Xiaomi's new handsets might provide good value for money for customers, but analysts reckon they might not be enough to help the company close in on the world's largest smartphone vendors.
The Chinese smartphone maker on Wednesday introduced two new successor handsets to its flagship Mi 5 smartphone model - Mi 5s and Mi 5s Plus. The handsets, which are going to be available in China starting September 29, cost relatively less than other high-end smartphones, but offer similar features.
The Mi 5s costs 1,999 yuan ($299.64), while the Mi 5s Plus is priced at 2,299 yuan. By comparison, the suggested starting price for Apple's new iPhone 7 is $649.
"The new phones look nice, but the problem that Xiaomi, and all of these vendors are facing, is that we're seeing a slowdown in major innovations," said Bob O'Donnell, founder and chief analyst at Technalysis Research, told CNBC's "The Rundown" on Wednesday.
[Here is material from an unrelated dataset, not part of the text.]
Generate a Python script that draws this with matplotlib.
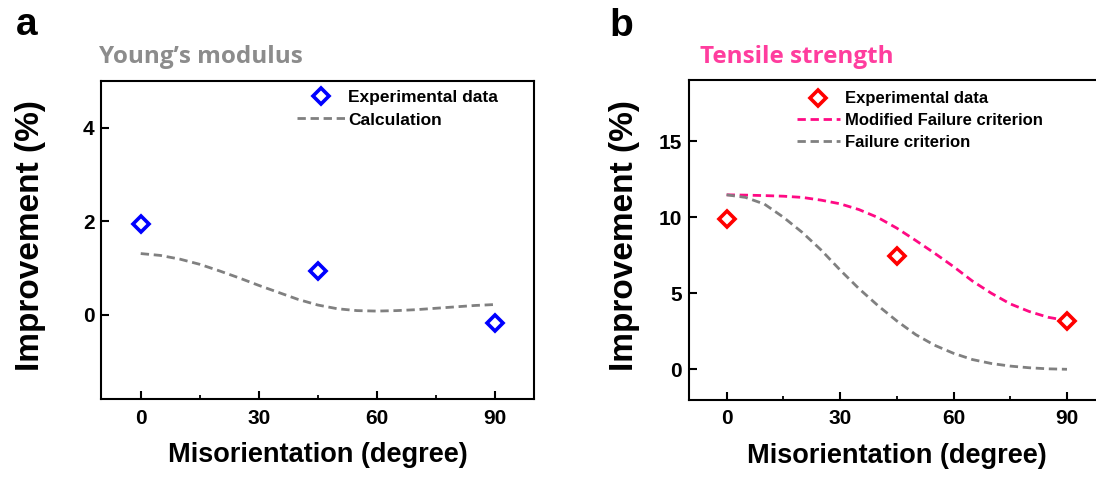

"Everybody nowadays is bringing out slightly better cameras, slightly faster processors and other relatively minor improvements," O'Donnell said, adding incremental features are not going to drive dramatic upgrades at a time when users were sticking to the same smartphone for a longer duration of time.
Xiaomi packed more power into the new handsets, with a new Snapdragon 821 processor; it introduced a larger 5.7-inch screen and a dual camera system comprising two 13-megapixel sensors for the Mi 5s Plus, while putting a Sony CMOS image sensor, usually found in compact digital cameras, in the Mi 5s for better quality pictures.